@all
Today was Friday, while hearing the Friday Khutba, a thought occurred and I found myself comparing the Khutba as delivered here and the way it is delivered in Pakistan. In our locality in Pakistan, we had two Mosques. One Sunni and the other Wahabi. Every Friday, the Imams would refer to each other’s sects indirectly; that soon always broke out into a verbal brawl and all the locality would listen to it as all abuse (in fact abuse) was being blasted at each other through the loudspeakers.
I also thought about the long names of these clerics that almost always end with the name of the madrassa or the name of the cleric from whom they got educated for Islamic Theology. Could it be that the names are also an incentive for division among the Muslims, as they fondly prefer to be known by the last names that links them to a certain Madrassa or a sect?
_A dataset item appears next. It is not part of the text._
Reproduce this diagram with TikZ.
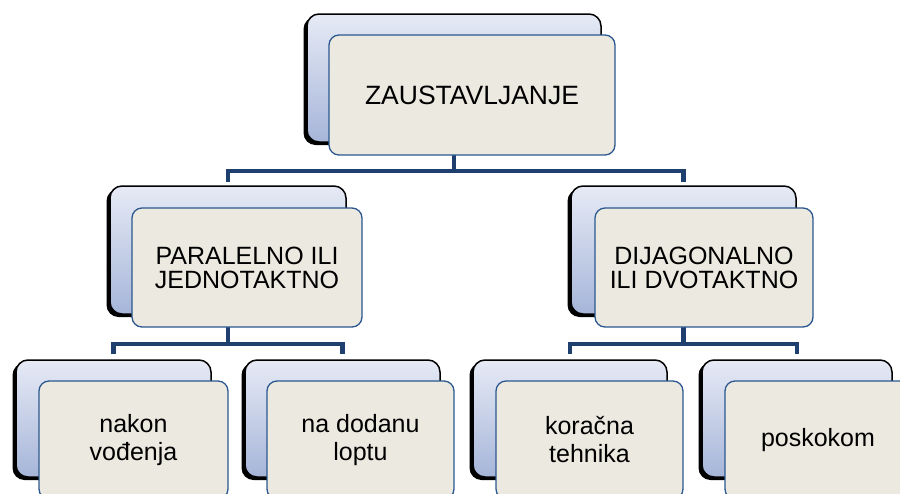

Was this very isolation and sectarian divide the prime cause for the creation of armed militias like Jaish-e-Muhammed, Sipah-e-Sahaba and others, that created havoc by killing each other in late 70s and throughout 80s, driving down the wedge of animosity further deep down between the Sunni and the Shia in Pakistan and brought shame on us?
Isn’t it time that our clerics be disciplined. Should they be barred from promoting sectarianism; by favoring their belief and defaming other’s is also a root cause of the spread of sectarianism in our society. If I am not wrong, the doings of our clerics has brought us to a stage where every other country criticizes us as if it is their right, and giving way to excuses and reasons for the imposition of westernized democratic policies upon us.
Why this sectarianism is not favoured abroad as to an extent it is found and favoured in Pakistan? How and when we would shed it off?